## [Exercise brief]
In the listing that follows, retype every line from the first through the one containing "import * as". Pictures are to be left out.

## [Information provided]

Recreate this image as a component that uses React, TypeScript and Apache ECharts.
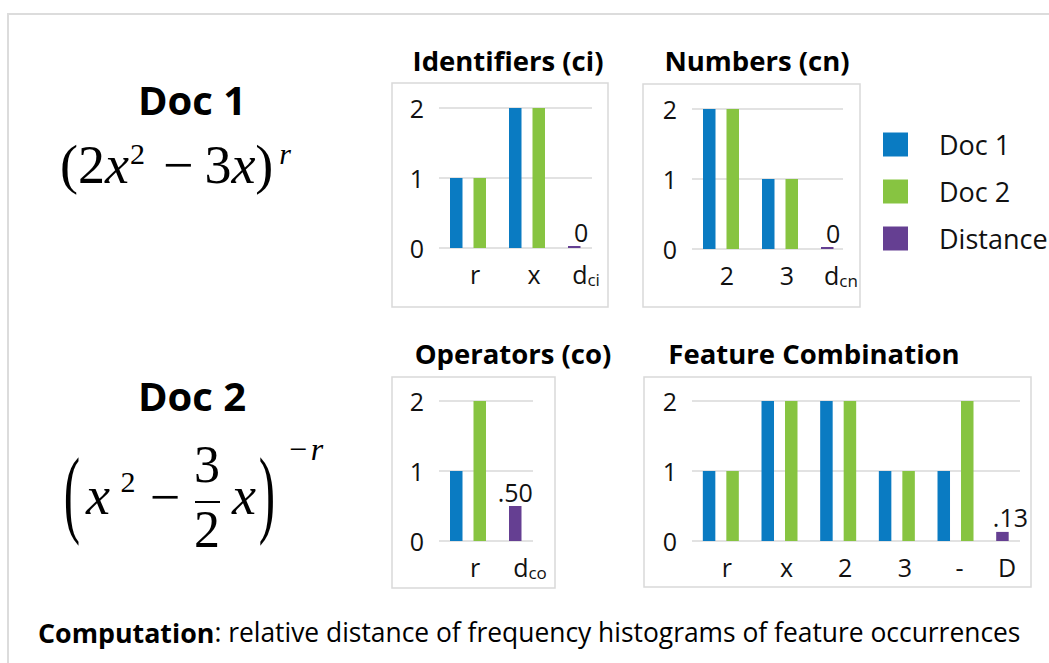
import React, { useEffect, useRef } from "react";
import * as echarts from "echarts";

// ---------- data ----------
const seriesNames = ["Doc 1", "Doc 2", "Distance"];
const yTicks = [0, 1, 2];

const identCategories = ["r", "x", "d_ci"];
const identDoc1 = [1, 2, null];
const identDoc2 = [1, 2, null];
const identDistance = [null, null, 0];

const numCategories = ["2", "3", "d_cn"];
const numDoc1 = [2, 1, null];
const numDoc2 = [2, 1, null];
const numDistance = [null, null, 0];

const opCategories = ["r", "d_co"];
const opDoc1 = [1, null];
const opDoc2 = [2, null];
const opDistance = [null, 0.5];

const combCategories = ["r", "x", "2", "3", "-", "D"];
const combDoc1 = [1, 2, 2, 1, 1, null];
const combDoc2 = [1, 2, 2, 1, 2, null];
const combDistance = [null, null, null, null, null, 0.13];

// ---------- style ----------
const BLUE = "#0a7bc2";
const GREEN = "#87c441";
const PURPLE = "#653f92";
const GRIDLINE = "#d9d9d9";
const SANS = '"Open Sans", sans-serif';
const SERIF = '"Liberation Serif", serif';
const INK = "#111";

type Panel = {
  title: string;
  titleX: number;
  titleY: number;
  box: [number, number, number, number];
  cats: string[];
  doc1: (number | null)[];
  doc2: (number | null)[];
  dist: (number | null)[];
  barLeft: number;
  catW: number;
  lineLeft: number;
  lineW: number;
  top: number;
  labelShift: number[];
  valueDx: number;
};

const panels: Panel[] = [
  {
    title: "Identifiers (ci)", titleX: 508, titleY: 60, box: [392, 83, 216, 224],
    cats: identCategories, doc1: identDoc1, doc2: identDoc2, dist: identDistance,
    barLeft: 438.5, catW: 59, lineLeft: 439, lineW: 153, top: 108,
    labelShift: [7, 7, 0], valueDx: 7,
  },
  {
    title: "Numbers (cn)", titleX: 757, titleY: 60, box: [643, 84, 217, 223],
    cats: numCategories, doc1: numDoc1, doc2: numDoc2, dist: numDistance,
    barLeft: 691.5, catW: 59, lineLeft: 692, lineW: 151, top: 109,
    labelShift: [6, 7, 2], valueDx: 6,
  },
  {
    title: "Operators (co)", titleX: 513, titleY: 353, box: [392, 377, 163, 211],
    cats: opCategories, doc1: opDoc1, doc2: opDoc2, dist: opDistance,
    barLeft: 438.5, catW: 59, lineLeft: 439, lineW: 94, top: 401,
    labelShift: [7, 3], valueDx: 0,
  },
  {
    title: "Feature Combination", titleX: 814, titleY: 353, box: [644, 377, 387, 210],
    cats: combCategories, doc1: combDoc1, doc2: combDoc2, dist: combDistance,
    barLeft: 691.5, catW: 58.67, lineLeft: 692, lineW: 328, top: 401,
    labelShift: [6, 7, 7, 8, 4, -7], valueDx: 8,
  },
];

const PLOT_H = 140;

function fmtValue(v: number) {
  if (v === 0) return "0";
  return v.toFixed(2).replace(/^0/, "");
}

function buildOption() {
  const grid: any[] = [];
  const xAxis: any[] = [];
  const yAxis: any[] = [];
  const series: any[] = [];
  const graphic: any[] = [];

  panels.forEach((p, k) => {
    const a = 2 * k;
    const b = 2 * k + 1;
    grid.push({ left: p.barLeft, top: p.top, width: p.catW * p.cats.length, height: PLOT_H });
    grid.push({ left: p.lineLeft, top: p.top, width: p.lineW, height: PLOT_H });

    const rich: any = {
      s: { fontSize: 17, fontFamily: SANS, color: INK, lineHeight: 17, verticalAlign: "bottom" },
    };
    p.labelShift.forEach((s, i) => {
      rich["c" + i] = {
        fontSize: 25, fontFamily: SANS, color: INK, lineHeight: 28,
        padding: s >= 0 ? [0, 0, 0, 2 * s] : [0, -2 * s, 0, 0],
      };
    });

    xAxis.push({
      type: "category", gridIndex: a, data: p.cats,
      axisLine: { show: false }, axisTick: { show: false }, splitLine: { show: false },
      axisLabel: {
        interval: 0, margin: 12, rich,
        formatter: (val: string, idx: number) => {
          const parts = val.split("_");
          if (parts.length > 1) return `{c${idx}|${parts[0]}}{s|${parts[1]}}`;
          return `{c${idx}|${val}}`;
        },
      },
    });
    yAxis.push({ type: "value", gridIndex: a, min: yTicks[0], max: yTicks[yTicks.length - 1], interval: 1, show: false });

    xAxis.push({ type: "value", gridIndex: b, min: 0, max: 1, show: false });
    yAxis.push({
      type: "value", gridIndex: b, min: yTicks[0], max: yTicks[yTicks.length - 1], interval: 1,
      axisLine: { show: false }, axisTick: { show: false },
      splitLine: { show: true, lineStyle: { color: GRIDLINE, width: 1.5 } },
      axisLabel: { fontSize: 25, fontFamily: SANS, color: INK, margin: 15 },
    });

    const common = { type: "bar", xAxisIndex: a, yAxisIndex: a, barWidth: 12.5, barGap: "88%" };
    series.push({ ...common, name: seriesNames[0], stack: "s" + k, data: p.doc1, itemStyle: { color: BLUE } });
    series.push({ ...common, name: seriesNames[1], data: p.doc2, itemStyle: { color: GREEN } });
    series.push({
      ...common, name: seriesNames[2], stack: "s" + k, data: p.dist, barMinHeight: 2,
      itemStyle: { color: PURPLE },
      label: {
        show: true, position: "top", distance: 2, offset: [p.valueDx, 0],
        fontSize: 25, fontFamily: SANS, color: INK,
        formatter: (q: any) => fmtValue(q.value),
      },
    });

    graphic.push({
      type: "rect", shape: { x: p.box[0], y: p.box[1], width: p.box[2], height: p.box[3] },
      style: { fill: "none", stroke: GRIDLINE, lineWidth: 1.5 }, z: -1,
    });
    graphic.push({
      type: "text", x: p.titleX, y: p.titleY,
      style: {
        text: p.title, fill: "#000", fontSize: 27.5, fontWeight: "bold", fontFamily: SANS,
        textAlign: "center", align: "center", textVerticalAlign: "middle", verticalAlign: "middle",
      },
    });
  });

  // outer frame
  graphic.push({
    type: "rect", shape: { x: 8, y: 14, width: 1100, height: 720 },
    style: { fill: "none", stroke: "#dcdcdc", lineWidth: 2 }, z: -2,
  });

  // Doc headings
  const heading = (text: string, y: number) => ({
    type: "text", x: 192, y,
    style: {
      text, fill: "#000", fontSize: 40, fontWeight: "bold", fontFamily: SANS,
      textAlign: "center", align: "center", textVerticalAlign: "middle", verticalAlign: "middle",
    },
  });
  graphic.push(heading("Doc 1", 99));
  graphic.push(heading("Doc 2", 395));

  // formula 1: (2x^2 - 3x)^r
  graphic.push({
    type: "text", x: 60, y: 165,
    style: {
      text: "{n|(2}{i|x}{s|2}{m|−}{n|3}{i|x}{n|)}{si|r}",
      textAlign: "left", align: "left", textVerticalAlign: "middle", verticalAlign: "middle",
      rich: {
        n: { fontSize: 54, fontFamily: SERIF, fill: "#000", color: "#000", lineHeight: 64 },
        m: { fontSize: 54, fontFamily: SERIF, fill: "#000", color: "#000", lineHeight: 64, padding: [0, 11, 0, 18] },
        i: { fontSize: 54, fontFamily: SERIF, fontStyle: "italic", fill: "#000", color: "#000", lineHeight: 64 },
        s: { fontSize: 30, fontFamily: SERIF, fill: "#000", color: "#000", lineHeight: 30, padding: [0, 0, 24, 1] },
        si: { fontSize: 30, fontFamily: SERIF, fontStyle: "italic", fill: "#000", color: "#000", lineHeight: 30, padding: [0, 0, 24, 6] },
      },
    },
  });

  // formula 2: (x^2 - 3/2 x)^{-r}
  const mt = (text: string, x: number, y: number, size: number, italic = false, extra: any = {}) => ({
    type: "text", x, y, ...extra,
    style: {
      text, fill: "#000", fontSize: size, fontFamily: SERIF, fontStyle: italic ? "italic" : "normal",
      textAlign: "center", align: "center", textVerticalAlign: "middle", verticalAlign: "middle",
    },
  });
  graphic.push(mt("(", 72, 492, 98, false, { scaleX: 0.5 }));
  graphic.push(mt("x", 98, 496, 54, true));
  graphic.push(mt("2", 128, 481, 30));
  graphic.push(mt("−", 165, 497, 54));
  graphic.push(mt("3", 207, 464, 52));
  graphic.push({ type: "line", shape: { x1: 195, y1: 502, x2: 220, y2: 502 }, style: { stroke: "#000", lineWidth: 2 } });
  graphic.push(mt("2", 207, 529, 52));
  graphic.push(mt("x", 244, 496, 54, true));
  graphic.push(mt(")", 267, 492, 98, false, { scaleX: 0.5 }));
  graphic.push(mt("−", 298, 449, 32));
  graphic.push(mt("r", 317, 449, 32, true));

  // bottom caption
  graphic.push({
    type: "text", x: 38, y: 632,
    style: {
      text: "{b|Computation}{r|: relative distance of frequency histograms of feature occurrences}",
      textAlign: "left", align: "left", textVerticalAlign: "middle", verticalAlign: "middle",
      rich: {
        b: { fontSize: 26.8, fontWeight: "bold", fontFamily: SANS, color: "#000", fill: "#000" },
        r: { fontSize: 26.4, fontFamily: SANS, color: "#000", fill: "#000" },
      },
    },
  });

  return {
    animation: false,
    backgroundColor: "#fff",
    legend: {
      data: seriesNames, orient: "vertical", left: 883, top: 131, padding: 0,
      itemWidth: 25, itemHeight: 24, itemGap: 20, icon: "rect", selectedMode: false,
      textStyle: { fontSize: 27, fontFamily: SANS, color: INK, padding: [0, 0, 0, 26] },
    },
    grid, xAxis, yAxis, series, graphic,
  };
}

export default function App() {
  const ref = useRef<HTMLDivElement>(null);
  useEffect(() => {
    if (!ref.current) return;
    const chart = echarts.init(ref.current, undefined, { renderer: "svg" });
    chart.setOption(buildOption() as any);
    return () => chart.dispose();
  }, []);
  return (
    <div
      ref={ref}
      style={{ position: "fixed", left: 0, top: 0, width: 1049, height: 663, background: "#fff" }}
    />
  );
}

## [Written solution]
Recreate this image as a component that uses React, TypeScript and Apache ECharts.
import React, { useEffect, useRef } from "react";
import * as echarts from "echarts";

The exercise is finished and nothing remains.